Our next stop on the tram was a large building that houses a restored Saturn V rocket. The size of the engines, and entire rocket, is unimaginable and it’s quite neat to see the most powerful rocket ever built in real life. I’m not sure the photos can accurately provide a sense of scale.

We spent the rest of the day (right up until closing time!) back in the main Space Center Houston center. We watched a movie about the history of space exploration and took in the information presented in the exhibits.

A few things that I found particularly interesting:

  • The initial United States space program resulted in impressive leaps and bounds in a variety of scientific fields. Yet personal computers didn’t even exist. As far as I’m concerned, we sent a man to the moon with a slide ruler.
  • The space center houses a number of artifacts including space suits. These, along with other mission components, evolved over the years based on the feedback from astronauts.
  • It’s easy to overlook the level of detail that must go into researching and planning every aspect of life in space. For example, velcro is everywhere!
  • Astronauts are required to exercise a minimum of two hours a day to prevent their muscles from atrophy and slow down osteoporosis. If we intend to have longer missions in space, we’ll need to find a cure for osteoporosis altogether – just one example of how our space programs affect so many other disciplines. NASA pioneers solutions to problems involved with their expeditions and the rest of society benefits.
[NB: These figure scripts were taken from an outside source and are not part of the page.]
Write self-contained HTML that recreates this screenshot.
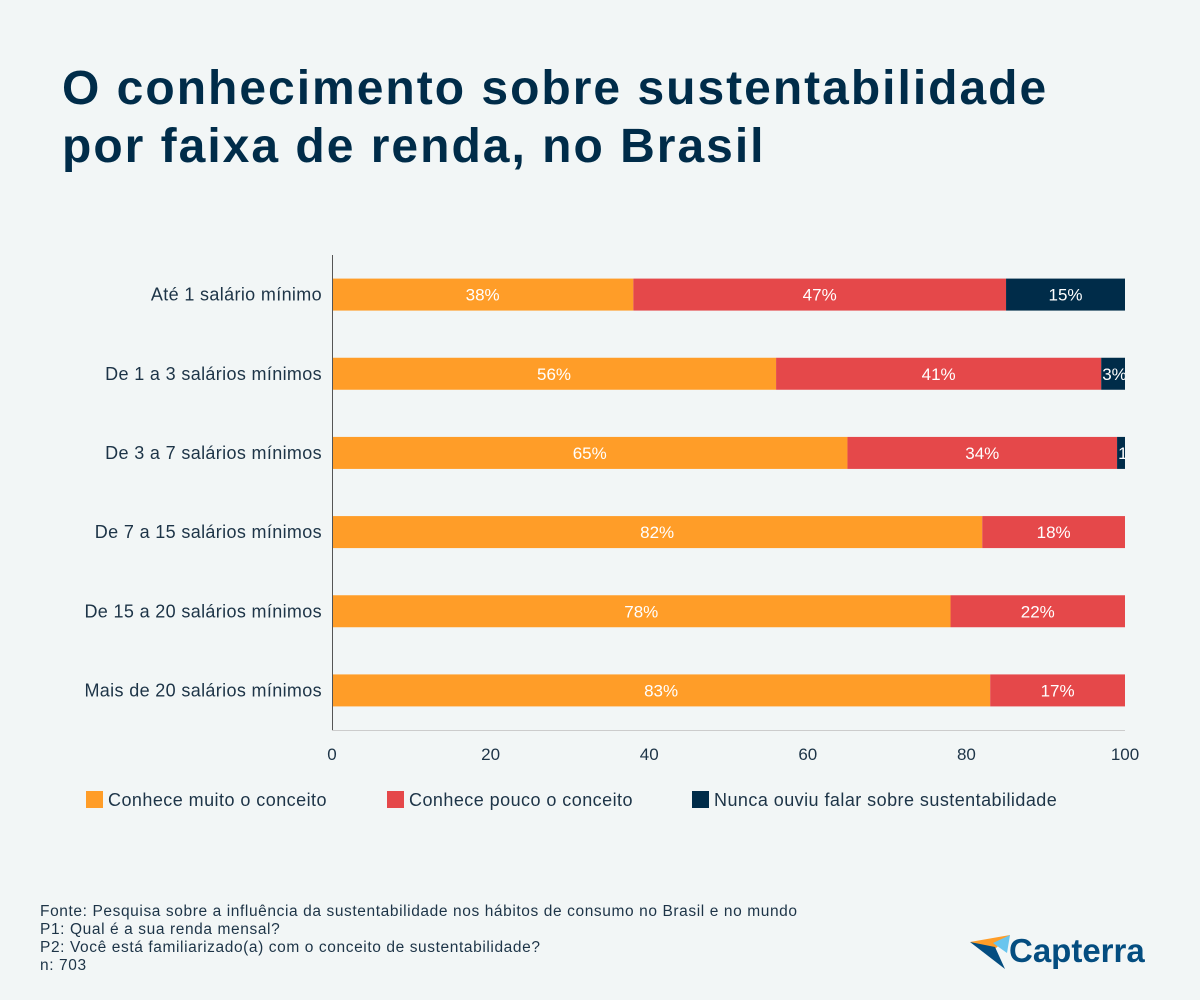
<!DOCTYPE html>
<html><head><meta charset="utf-8"><style>
body{margin:0;background:#f2f6f6;font-family:"Liberation Sans",sans-serif;}
#wrap{position:relative;width:1200px;height:1000px;overflow:hidden;background:#f2f6f6;}
h1{position:absolute;left:62px;top:60px;margin:0;font-size:48px;line-height:58px;color:#002c49;font-weight:bold;letter-spacing:2px;}
.foot{position:absolute;left:40px;top:903px;font-size:15.5px;line-height:18px;color:#1d3447;letter-spacing:0.6px;}
</style></head><body>
<div id="wrap">
<h1>O conhecimento sobre sustentabilidade<br>por faixa de renda, no Brasil</h1>
<svg id="chart" width="1200" height="1000" style="position:absolute;left:0;top:0"></svg>
<div class="foot">Fonte: Pesquisa sobre a influência da sustentabilidade nos hábitos de consumo no Brasil e no mundo<br>P1: Qual é a sua renda mensal?<br>P2: Você está familiarizado(a) com o conceito de sustentabilidade?<br>n: 703</div>
<svg width="190" height="50" style="position:absolute;left:965px;top:925px">
<polygon points="5,17 45,10 30,24" fill="#ff9d28"/>
<polygon points="28,18 45,10 42,28" fill="#68c5ee"/>
<polygon points="5,17 30,22 40,44" fill="#044d80"/>
<text x="44" y="37" font-size="33" font-weight="bold" fill="#044d80" font-family="Liberation Sans, sans-serif">Capterra</text>
</svg>
</div>
<script>
const categories=["Até 1 salário mínimo","De 1 a 3 salários mínimos","De 3 a 7 salários mínimos","De 7 a 15 salários mínimos","De 15 a 20 salários mínimos","Mais de 20 salários mínimos"];
const conheceMuito=[38,56,65,82,78,83];
const conhecePouco=[47,41,34,18,22,17];
const nunca=[15,3,1,0,0,0];
const ticks=[0,20,40,60,80,100];
const seriesNames=["Conhece muito o conceito","Conhece pouco o conceito","Nunca ouviu falar sobre sustentabilidade"];
const colors=["#ff9d28","#e5484a","#002c49"];
const svg=document.getElementById('chart');
const NS="http://www.w3.org/2000/svg";
const x0=332,x1=1125,yTop=255,yBot=730;
const xs=v=>x0+(x1-x0)*v/100;
const rowH=(yBot-yTop)/categories.length;
const yc=i=>yTop+rowH*(i+0.5);
function mk(t,a){const e=document.createElementNS(NS,t);for(const k in a)e.setAttribute(k,a[k]);svg.appendChild(e);return e;}
const defs=mk('defs',{});
const series=[conheceMuito,conhecePouco,nunca];
categories.forEach((c,i)=>{
 const lab=mk('text',{x:322,y:yc(i)+6,'text-anchor':'end','font-size':18,fill:'#1d3447','letter-spacing':0.35});
 lab.textContent=c;
 
 
 let acc=0;
 series.forEach((s,k)=>{
  const v=s[i]; if(!v)return;
  const xa=xs(acc),xb=xs(acc+v);acc+=v;
  const r=mk('rect',{x:xa,y:yc(i)-16,width:xb-xa,height:32,fill:colors[k]});
  
  
  const cp=document.createElementNS(NS,'clipPath');cp.setAttribute('id','c'+i+'_'+k);
  const cr=document.createElementNS(NS,'rect');cr.setAttribute('x',xa);cr.setAttribute('y',yc(i)-16);cr.setAttribute('width',xb-xa);cr.setAttribute('height',32);
  cp.appendChild(cr);defs.appendChild(cp);
  const narrow=(xb-xa)<32;
  const t=mk('text',{x:narrow?xa+1:(xa+xb)/2,y:yc(i)+6,'text-anchor':narrow?'start':'middle','font-size':17,fill:'#fff','clip-path':'url(#c'+i+'_'+k+')'});
  t.textContent=v+'%';
  
  
 });
});
const ax=mk('line',{x1:x0+0.5,y1:yTop,x2:x0+0.5,y2:yBot,stroke:'#555','stroke-width':1});


const bx=mk('line',{x1:x0,y1:yBot+0.5,x2:x1,y2:yBot+0.5,stroke:'#ccc','stroke-width':1});


ticks.forEach(t=>{
 const e=mk('text',{x:xs(t),y:760,'text-anchor':'middle','font-size':17,fill:'#1d3447'});
 e.textContent=t;
 
 
});
const lx=[86,387,692];
seriesNames.forEach((n,k)=>{
 const r=mk('rect',{x:lx[k],y:791,width:17,height:17,fill:colors[k]});
 
 
 const t=mk('text',{x:lx[k]+22,y:806,'font-size':18,fill:'#1d3447','letter-spacing':0.45});
 t.textContent=n;
 
 
});
</script>
</body></html>
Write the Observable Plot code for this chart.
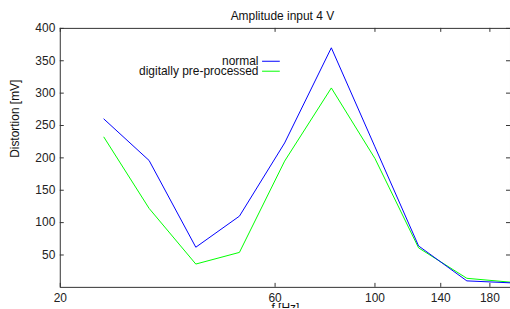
<!DOCTYPE html>
<html>
<head>
<meta charset="utf-8">
<script src="https://cdn.jsdelivr.net/npm/d3@7"></script>
<script src="https://cdn.jsdelivr.net/npm/@observablehq/plot@0.6"></script>
<style>
  html, body { margin: 0; padding: 0; background: #fff; overflow: hidden; }
  #chart { width: 510px; height: 309px; overflow: hidden; }
</style>
</head>
<body>
<div id="chart"></div>
<script>
const freqs = [25, 31.5, 40, 50, 63, 80, 100, 125, 160, 200];
const normal = [260, 196, 62, 110, 223, 370, 217, 64, 10, 7];
const preprocessed = [232, 122, 36, 54, 195, 308, 199, 61, 14, 8];
const seriesNames = ["normal", "digitally pre-processed"];
const seriesColors = ["#0000ff", "#00ff00"];
const xTicks = [20, 60, 100, 140, 180];
const yTicks = [50, 100, 150, 200, 250, 300, 350, 400];

const rows = [];
freqs.forEach((f, i) => {
  rows.push({f, v: normal[i], s: seriesNames[0]});
  rows.push({f, v: preprocessed[i], s: seriesNames[1]});
});

const W = 512, H = 309;
const mL = 60, mR = 0, mT = 28, mB = 21;
const pw = W - mL - mR, ph = H - mT - mB;
const font = "'Liberation Sans', Arial, Helvetica, sans-serif";
const frameColor = "#333";

const legendShape = { draw(ctx, l) { ctx.moveTo(0, 0); ctx.lineTo(0, -l); } };

const legendMarks = seriesNames.flatMap((name, i) => [
  Plot.text([name], { text: d => d, frameAnchor: "top-left", dx: 199, dy: 37 + 10 * i,
    textAnchor: "end", lineAnchor: "bottom", fontSize: 12, fill: "#111" }),
  Plot.vector([name], { frameAnchor: "top-left", dx: 203, dy: 33 + 10 * i, length: 17, rotate: 90,
    anchor: "start", shape: legendShape, stroke: seriesColors[i], strokeWidth: 1 })
]);

const chart = Plot.plot({
  width: W,
  height: H,
  marginLeft: mL, marginRight: mR, marginTop: mT, marginBottom: mB,
  style: { fontFamily: font, fontSize: "12px", background: "#fff", color: "#222" },
  x: { type: "log", domain: [20, 200] },
  y: { domain: [0, 400] },
  marks: [
    Plot.frame({ stroke: frameColor, strokeWidth: 1 }),
    // inward ticks on all four sides
    Plot.tickY(yTicks, { y: d => d, insetRight: pw - 4, stroke: frameColor }),
    Plot.tickY(yTicks, { y: d => d, insetLeft: pw - 4, stroke: frameColor }),
    Plot.tickX(xTicks, { x: d => d, insetTop: ph - 4, stroke: frameColor }),
    Plot.tickX(xTicks, { x: d => d, insetBottom: ph - 4, stroke: frameColor }),
    Plot.axisY({ ticks: yTicks, tickSize: 0, tickPadding: 5, label: null, fontSize: 12 }),
    Plot.axisX({ ticks: xTicks, tickSize: 0, tickPadding: 6, label: null, tickFormat: d => String(d), fontSize: 12 }),
    Plot.line(rows.filter(d => d.s === seriesNames[1]), { x: "f", y: "v", stroke: seriesColors[1], strokeWidth: 1 }),
    Plot.line(rows.filter(d => d.s === seriesNames[0]), { x: "f", y: "v", stroke: seriesColors[0], strokeWidth: 1 }),
    // title and axis labels
    Plot.text(["Amplitude input 4 V"], { text: d => d, frameAnchor: "top", dx: -3, dy: -8, lineAnchor: "bottom", fontSize: 12, fill: "#111" }),
    Plot.text(["Distortion [mV]"], { text: d => d, frameAnchor: "left", dx: -45, rotate: -90, fontSize: 12, fill: "#111" }),
    Plot.text(["f [Hz]"], { text: d => d, frameAnchor: "bottom", dy: 25, lineAnchor: "bottom", fontSize: 12, fill: "#111" }),
    ...legendMarks
  ]
});

document.getElementById("chart").append(chart);
</script>
</body>
</html>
A section just outside the main center, Independence Plaza, contains an shuttle carrier aircraft with a shuttle replica attached. Walking through the shuttle carrier, it’s interesting to experience the modifications from the original passenger jet.

Oh, and, we touched a lunar rock.

The Cockrell Butterfly Center, part of the Houston Museum of Natural Science, was highly recommended but unfortunately we weren’t able to visit because of the length of time we spent in Space Center Houston. We had dinner at The Hay Merchant, where Michael claims he had the most amazing PB&J chicken wings before driving to Spring Creek Park in Tomball, Texas (approximately 45 minutes north of Houston). This park has a few free RV campsites but we must have missed the park gates closing by two minutes. Other campgrounds were over an hour away and we weren’t even sure of access or availability.

Time for our first Walmart boondocking experience in Tomball, Texas.

We made out OK; neither of us slept terribly well and we couldn’t enjoy a shower in the morning but, we’ve gone without plenty of times before. At least we still were able to brew our coffee. As far as I’m concerned, that is all that matters.